The Regime of European Court of Human Rights in Migration and Terrorism

Fahad Alamer
Teaching Assistant
Kuwait International Law School


The paper will examine the European Court of Human Rights regime towards the issues of migration and terrorism. It will argue that the Strasbourg regime in migration is satisfactory contrary to the terrorism regime proven to be lacking to some extent. Article 1 provided significant protection towards migrant applicants in widening the extension of the ECtHR jurisdiction. In this regard, the Court have also demonstrated a substantial degree of protection for migrants by widening the scope of Article 3.
Although, human trafficking is not directly tackled in the ECHR, the ECtHR in its caselaw criminalised it according to Article 4. The application of the Article 8 ‘family life’ has resulted in a wider protection for immigrants. While in terrorism, the regime was displeasing as the two limbs of Article 15 failed to be shown as barriers that protect human rights.
Nevertheless, The ECtHR makes it difficult for states to satisfy the exceptions under Article 2(2) and merely allows interferences under strict conditions. Therefore, on this basis, the approach held by the ECtHR proved to be adequate in migration but displeasing in terrorism. The methodology of the paper is desk research.
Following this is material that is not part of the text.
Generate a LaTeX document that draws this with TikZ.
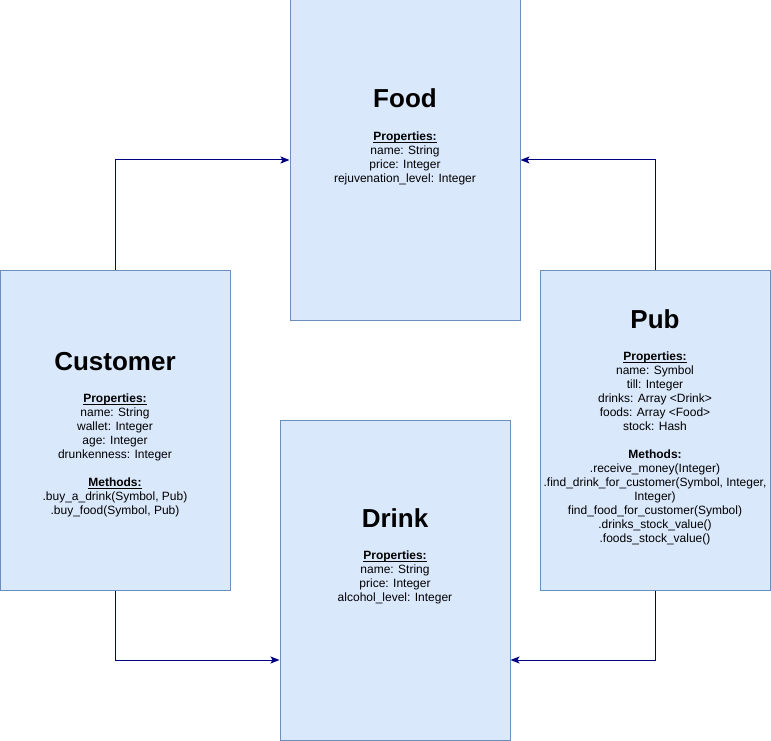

The importance of the paper is due to two main reasons: i) Europe is facing a crucial problem regarding significant number of refugees which may raise human rights violations within the ECtHR and ii) terrorism has become a controversial subject to discuss due to the tragic events of September 11, 2001.
The aim of the paper is to highlight the ECtHR caselaw regarding to migration and terrorism. The paper will be divided into two sections. The first section will discuss the migration issue by defining the term ‘migration’ and then examining the means of access to protection under European Convention of Human Rights Art.1, as well as under Articles 3, 4, 5 and 8. It will also consider migration’s impact on terrorism. The second section, terrorism, will first define the term ‘terrorism’ both internationally and nationally (the UK), followed by elaborating ECHR Articles 2 and 15 in the field of terrorism. The reason for selecting the UK to define terrorism is due to the controversy that surrounds the term.

Keywords: human rights, The European Court of Human Rights, The European Convention of Human Rights, criminal justice, the Universal Declaration of Human Rights 1948, refugee, international law.